#### THE PROBLEM
From the first line of the data below through the line holding "const w = opt.right - opt.left;", output each line exactly and leave the pictures out.

#### RAW DATA
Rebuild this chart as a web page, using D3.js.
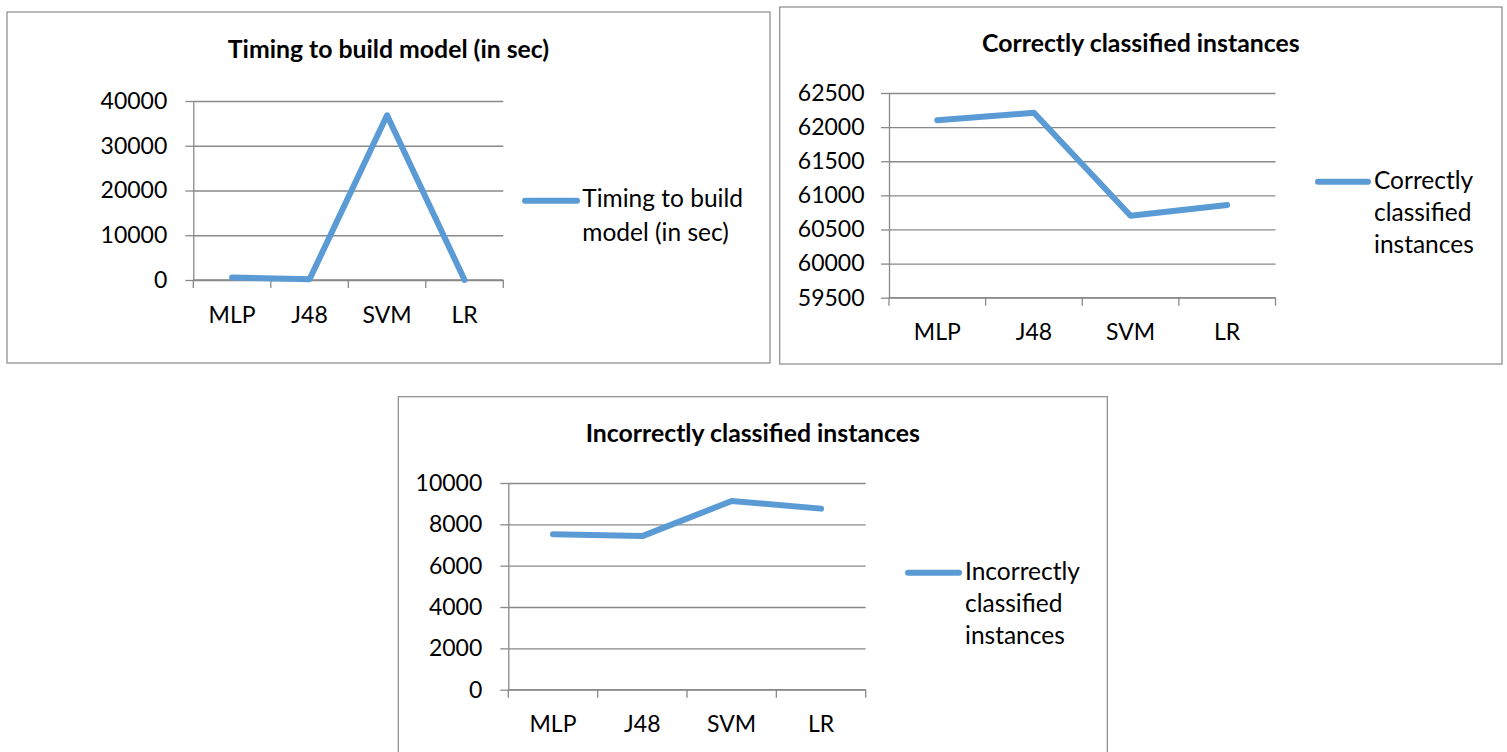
<!DOCTYPE html>
<html>
<head>
<meta charset="utf-8">
<script src="https://cdn.jsdelivr.net/npm/d3@7"></script>
<style>
  html, body { margin: 0; padding: 0; background: #fff; }
  svg { display: block; font-family: Lato, "Open Sans", sans-serif; }
</style>
</head>
<body>
<svg id="chart" width="1507" height="752"></svg>
<script>
// data
const categories = ["MLP", "J48", "SVM", "LR"];

const timingValues = [560, 150, 36800, 10];
const timingTicks = [0, 10000, 20000, 30000, 40000];

const correctValues = [62100, 62210, 60700, 60860];
const correctTicks = [59500, 60000, 60500, 61000, 61500, 62000, 62500];

const incorrectValues = [7520, 7430, 9130, 8760];
const incorrectTicks = [0, 2000, 4000, 6000, 8000, 10000];

const blue = "#5b9bd5";
const gray = "#898989";

const svg = d3.select("#chart");

function drawChart(opt) {
  const g = svg.append("g");

  // outer frame
  g.append("rect")
    .attr("x", opt.box[0]).attr("y", opt.box[1])
    .attr("width", opt.box[2] - opt.box[0]).attr("height", opt.box[3] - opt.box[1])
    .attr("fill", "#fff").attr("stroke", gray).attr("stroke-width", 1.2);

  g.append("text")
    .attr("x", (opt.box[0] + opt.box[2]) / 2).attr("y", opt.titleY)
    .attr("text-anchor", "middle")
    .attr("font-size", 24.8).attr("font-weight", "bold")
    .text(opt.title);

  const x = d3.scaleBand().domain(categories).range([opt.left, opt.right]);
  const y = d3.scaleLinear().domain(d3.extent(opt.ticks)).range([opt.bottom, opt.top]);
  const w = opt.right - opt.left;

  // gridlines
  g.append("g")
    .attr("transform", `translate(${opt.left},0)`)
    .call(d3.axisLeft(y).tickValues(opt.ticks).tickSize(-w).tickFormat(""))
    .call(a => a.select(".domain").remove())
    .call(a => a.selectAll("line").attr("stroke", gray).attr("stroke-width", 1.3));

  // y axis with labels
  g.append("g")
    .attr("transform", `translate(${opt.left},0)`)
    .call(d3.axisLeft(y).tickValues(opt.ticks).tickSize(8).tickSizeOuter(0)
      .tickPadding(opt.yPad).tickFormat(d3.format("d")))
    .call(a => a.select(".domain").attr("stroke", gray).attr("stroke-width", 1.3))
    .call(a => a.selectAll("line").attr("stroke", gray).attr("stroke-width", 1.3))
    .call(a => a.selectAll("text").attr("font-size", 23).attr("fill", "#000")
      .attr("font-family", "Lato, sans-serif"));

  // x axis: ticks at band edges
  const edges = categories.map(c => x(c)).concat([opt.right]);
  g.append("g")
    .selectAll("line").data(edges).join("line")
    .attr("x1", d => d).attr("x2", d => d)
    .attr("y1", opt.bottom).attr("y2", opt.bottom + 8)
    .attr("stroke", gray).attr("stroke-width", 1.3);
  g.append("line")
    .attr("x1", opt.left).attr("x2", opt.right)
    .attr("y1", opt.bottom).attr("y2", opt.bottom)
    .attr("stroke", gray).attr("stroke-width", 1.3);

  g.append("g")
    .selectAll("text").data(categories).join("text")
    .attr("x", d => x(d) + x.bandwidth() / 2)
    .attr("y", opt.labelY)
    .attr("text-anchor", "middle")
    .attr("font-size", 23)
    .text(d => d);

  const line = d3.line()
    .x((d, i) => x(categories[i]) + x.bandwidth() / 2)
    .y(d => y(d));

  g.append("path")
    .datum(opt.values)
    .attr("d", line)
    .attr("fill", "none")
    .attr("stroke", blue)
    .attr("stroke-width", 6)
    .attr("stroke-linejoin", "round")
    .attr("stroke-linecap", "round");

  // legend
  const L = opt.legend;
  g.append("line")
    .attr("x1", L.x1).attr("x2", L.x2).attr("y1", L.y).attr("y2", L.y)
    .attr("stroke", blue).attr("stroke-width", 6).attr("stroke-linecap", "round");
  g.append("g")
    .selectAll("text").data(L.lines).join("text")
    .attr("x", L.tx)
    .attr("y", (d, i) => L.ty + i * L.dy)
    .attr("font-size", 24.5)
    .text(d => d);
}

drawChart({
  title: "Timing to build model (in sec)",
  values: timingValues, ticks: timingTicks,
  box: [7, 12, 770, 363],
  left: 193.3, right: 503.3, top: 101, bottom: 280,
  titleY: 58.3, labelY: 322.7, yPad: 18,
  legend: { x1: 525, x2: 577, y: 200.7, tx: 582.3, ty: 207.3, dy: 33.4,
            lines: ["Timing to build", "model (in sec)"] }
});

drawChart({
  title: "Correctly classified instances",
  values: correctValues, ticks: correctTicks,
  box: [779.7, 7, 1502, 364],
  left: 889, right: 1275.5, top: 93, bottom: 297.7,
  titleY: 51.7, labelY: 340, yPad: 16.5,
  legend: { x1: 1318, x2: 1368, y: 181.7, tx: 1374, ty: 189, dy: 32.2,
            lines: ["Correctly", "classified", "instances"] }
});

drawChart({
  title: "Incorrectly classified instances",
  values: incorrectValues, ticks: incorrectTicks,
  box: [398.3, 396.7, 1107.3, 760],
  left: 508.3, right: 865.7, top: 483, bottom: 689.7,
  titleY: 441.7, labelY: 731.7, yPad: 18,
  legend: { x1: 908, x2: 959, y: 572.7, tx: 965, ty: 580, dy: 32,
            lines: ["Incorrectly", "classified", "instances"] }
});
</script>
</body>
</html>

#### EXERCISE RESPONSE
Rebuild this chart as a web page, using D3.js.
<!DOCTYPE html>
<html>
<head>
<meta charset="utf-8">
<script src="https://cdn.jsdelivr.net/npm/d3@7"></script>
<style>
  html, body { margin: 0; padding: 0; background: #fff; }
  svg { display: block; font-family: Lato, "Open Sans", sans-serif; }
</style>
</head>
<body>
<svg id="chart" width="1507" height="752"></svg>
<script>
// data
const categories = ["MLP", "J48", "SVM", "LR"];

const timingValues = [560, 150, 36800, 10];
const timingTicks = [0, 10000, 20000, 30000, 40000];

const correctValues = [62100, 62210, 60700, 60860];
const correctTicks = [59500, 60000, 60500, 61000, 61500, 62000, 62500];

const incorrectValues = [7520, 7430, 9130, 8760];
const incorrectTicks = [0, 2000, 4000, 6000, 8000, 10000];

const blue = "#5b9bd5";
const gray = "#898989";

const svg = d3.select("#chart");

function drawChart(opt) {
  const g = svg.append("g");

  // outer frame
  g.append("rect")
    .attr("x", opt.box[0]).attr("y", opt.box[1])
    .attr("width", opt.box[2] - opt.box[0]).attr("height", opt.box[3] - opt.box[1])
    .attr("fill", "#fff").attr("stroke", gray).attr("stroke-width", 1.2);

  g.append("text")
    .attr("x", (opt.box[0] + opt.box[2]) / 2).attr("y", opt.titleY)
    .attr("text-anchor", "middle")
    .attr("font-size", 24.8).attr("font-weight", "bold")
    .text(opt.title);

  const x = d3.scaleBand().domain(categories).range([opt.left, opt.right]);
  const y = d3.scaleLinear().domain(d3.extent(opt.ticks)).range([opt.bottom, opt.top]);
  const w = opt.right - opt.left;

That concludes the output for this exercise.